Mas poderá também retomar o protagonismo do varejo no crédito ao consumo. Irá torná-lo mais direto, acessível e barato, o que permitiria o mais que desejável aumento da oferta e redução de custos e taxas. E esse é um tema que merece muita reflexão.
PIX e o varejo
Como é sabido, o crédito ao consumo representava (pré-Covid) perto de 30% do PIB do Brasil. Um percentual significativamente baixo quando comparado a economias similares ou mais desenvolvidas — que oscilavam entre 50 e 100% do PIB desses países. Ou até mais, em casos extremos.
Num primeiro momento, mercados financeiro, de tecnologia, fintechs e outros segmentos têm estados muito atentos às transformações que ocorrerão. Mas a transformação será muito mais ampla e abrangente.
A perspectiva dos pagamentos programados no PIX poderia criar um novo mercado para o crédito ao consumo no Brasil, com maior envolvimento do próprio varejo. Isso reduziria custos, facilitando acesso e com simplificação, desintermediação e desconcentração de todo o processo.
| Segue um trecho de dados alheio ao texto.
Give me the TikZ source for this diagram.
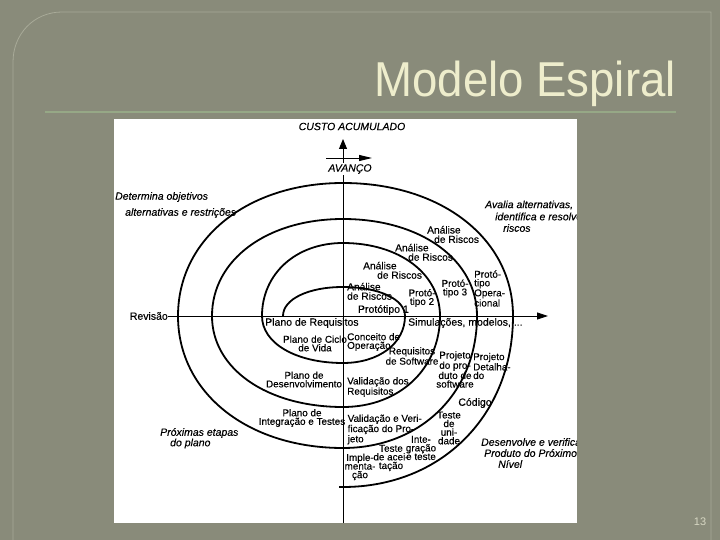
\documentclass[tikz,border=0pt]{standalone}
\usepackage{fontspec}
\setmainfont{Liberation Sans}
\newfontfamily\dfont{Liberation Sans}[FakeBold=0.3]
\usetikzlibrary{arrows.meta}
\definecolor{bgc}{RGB}{137,139,122}
\definecolor{framec}{RGB}{168,170,152}
\definecolor{sepc}{RGB}{150,168,134}
\definecolor{titlec}{RGB}{238,237,204}
\definecolor{numc}{RGB}{215,215,195}
\begin{document}
\begin{tikzpicture}[x=1pt,y=-1pt,
  txt/.style={font=\dfont\fontsize{10.5}{9}\selectfont, inner sep=0pt, align=center},
  risk/.style={font=\dfont\fontsize{10.2}{9.4}\selectfont, inner sep=0pt, align=left, anchor=west},
  tight/.style={font=\dfont\fontsize{9.9}{8.6}\selectfont, inner sep=0pt},
  itl/.style={font=\dfont\fontsize{10.5}{11}\selectfont\itshape, inner sep=0pt},
  spiralline/.style={line width=1.8pt, black},
  axisline/.style={line width=0.9pt, black}]
\useasboundingbox (0,0) rectangle (720,540);
\clip (0,0) rectangle (720,540);
\fill[bgc] (0,0) rectangle (720,540);
\draw[framec, line width=0.8pt] (13,545) -- (13,62) .. controls (13,34) and (34,12) .. (62,12) -- (711,12) -- (711,545);
\draw[sepc, line width=2pt] (45,112) -- (676,112);
% title
\node[anchor=base east, inner sep=0pt, text=titlec, font=\fontsize{49}{49}\selectfont] (title) at (676,97) {\scalebox{0.93}[1]{Modelo Espiral}};
\node[inner sep=0pt, text=numc, font=\fontsize{11}{11}\selectfont] (pagenum) at (700,522) {13};
% picture area
\fill[white] (114,119) rectangle (577,523);
\begin{scope}
\clip (114,119) rectangle (577,523);
% axes
\coordinate (O) at (343,316);
\coordinate (vtop) at (343,139);
\coordinate (vbot) at (343,523);
\coordinate (htip) at (548,316);
\coordinate (avA) at (326,158);
\coordinate (avB) at (372,158);
\node[txt, anchor=east] (revisao) at (168,316) {Revisão};
\draw[axisline, -{Triangle[length=10pt,width=8pt]}] (vbot) -- (vtop);
\draw[axisline, -{Triangle[length=11pt,width=7pt]}] (revisao.east) -- (htip);
\draw[axisline, -{Triangle[length=13pt,width=6pt]}] (avA) -- (avB);
\node[itl] (custo) at (352,126.5) {CUSTO ACUMULADO};
\node[itl, fill=white, inner sep=1pt] (avanco) at (350,169) {AVANÇO};
% spiral
\draw[spiralline] (283,316)
  .. controls (283,299.2) and (308.2,287) .. (343,287)
  .. controls (379,287) and (405,299.2) .. (405,316)
  .. controls (405,343.3) and (379,363) .. (343,363)
  .. controls (296,363) and (262,343.3) .. (262,316)
  .. controls (262,273.7) and (296,243) .. (343,243)
  .. controls (399.3,243) and (440,273.7) .. (440,316)
  .. controls (440,368.8) and (399.3,407) .. (343,407)
  .. controls (267,407) and (212,368.8) .. (212,316)
  .. controls (212,259.7) and (267,219) .. (343,219)
  .. controls (420.7,219) and (477,259.7) .. (477,316)
  .. controls (477,392.6) and (420.7,448) .. (343,448)
  .. controls (247.3,448) and (178,392.6) .. (178,316)
  .. controls (178,238.9) and (247.3,183) .. (343,183)
  .. controls (441.6,183) and (513,238.9) .. (513,316)
  .. controls (513,415.2) and (441.6,487) .. (343,487)
  -- (339,487);
% quadrant labels
\node[itl, anchor=west] (det1) at (115,197) {Determina objetivos};
\node[itl, anchor=west] (det2) at (125,213) {alternativas e restrições};
\node[itl, anchor=west] (aval1) at (485,205) {Avalia alternativas,};
\node[itl, anchor=west] (aval2) at (495,216.5) {identifica e resolve};
\node[itl, anchor=west] (aval3) at (503,228) {riscos};
\node[itl, anchor=west] (prox1) at (160,433) {Próximas etapas};
\node[itl, anchor=west] (prox2) at (170,443.5) {do plano};
\node[itl, anchor=west] (des1) at (481,442) {Desenvolve e verifica};
\node[itl, anchor=west] (des2) at (484,453) {Produto do Próximo};
\node[itl, anchor=west] (des3) at (498,464) {Nível};
% risk analysis
\node[risk] (anaA) at (427,234.5) {Análise\\\hspace*{7pt}de Riscos};
\node[risk] (anaB) at (395,252.3) {Análise\\\hspace*{13pt}de Riscos};
\node[risk] (anaC) at (363,270.3) {Análise\\\hspace*{14pt}de Riscos};
\node[risk] (anaD) at (347,291.3) {Análise\\de Riscos};
% prototypes
\node[txt, anchor=east] (prot1) at (409,310) {Protótipo 1};
\node[tight, align=center] (prot2) at (422,298) {Protó-\\tipo 2};
\node[tight, align=center] (prot3) at (455,288.5) {Protó-\\tipo 3};
\node[tight, align=left, anchor=west] (protop) at (474,288.5) {Protó-\\tipo\\Opera-\\cional};
\node[txt, anchor=west] (simul) at (408,323) {Simulações, modelos, ...};
% planning / development
\node[txt, anchor=west] (planreq) at (265,323) {Plano de Requisitos};
\node[tight, align=center] (ciclo) at (315,343.5) {Plano de Ciclo\\de Vida};
\node[tight, align=left, anchor=west] (conceito) at (347,342) {Conceito de\\Operação};
\node[tight, align=center] (reqsw) at (412,356) {Requisitos\\de Software};
\node[tight, align=center] (projprod) at (455,369.5) {Projeto\\do pro-\\duto de\\software};
\node[tight, align=left, anchor=west] (projdet) at (473,366) {Projeto\\Detalha-\\do};
\node[txt] (codigo) at (475,403) {Código};
\node[tight, align=left, anchor=west] (valreq) at (347,387) {Validação dos\\Requisitos};
\node[tight, align=center] (plandes) at (304,379.5) {Plano de\\Desenvolvimento};
\node[tight, align=center] (planint) at (302,418) {Plano de\\Integração e Testes};
\node[tight, align=left, anchor=west] (valver) at (347.5,429.5) {Validação e Veri-\\ficação do Pro-\\jeto};
\node[tight, align=center] (testeuni) at (449,428) {Teste\\de\\uni-\\dade};
\node[tight, align=center] (integ) at (421,448) {Inte-\\gração\\e teste};
\node[tight, align=center] (testeac) at (391,458) {Teste\\de acei-\\tação};
\node[tight, align=center] (implem) at (360,467) {Imple-\\menta-\\ção};
\end{scope}
\end{tikzpicture}
\end{document}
Ou seja, inegáveis benefícios para o crescimento do consumo, às vendas no comércio, da indústria fornecedora e, em consequência, forte impacto na geração de empregos.
O varejo pode e deve ter papel relevante nesse movimento de disseminação dos pagamentos digitais, atuando junto aos seus clientes e até novos usuários e consumidores. A mudança de atitude a partir do PIX deve vir acompanhada de uma mudança comportamental.
Existirão consumidores que pouco ou nenhum relacionamento tiveram com instituições financeiras — e, talvez o primeiro tenha ocorrido no cadastramento para recebimento do auxílio emergencial. Outros possuem renda a partir de atividades informais. Mas para todos será uma nova realidade. O varejo pode ser o melhor agente de apoio e na disseminação do uso. Ele pode se envolver de forma muito mais amigável do que as instituições financeiras.
Por tudo isso e muito mais, o processo precisa ser conhecido e avaliado em seus impactos mais amplos para o mercado. E as empresas potencialmente envolvidas devem se preparar para a nova e iminente realidade.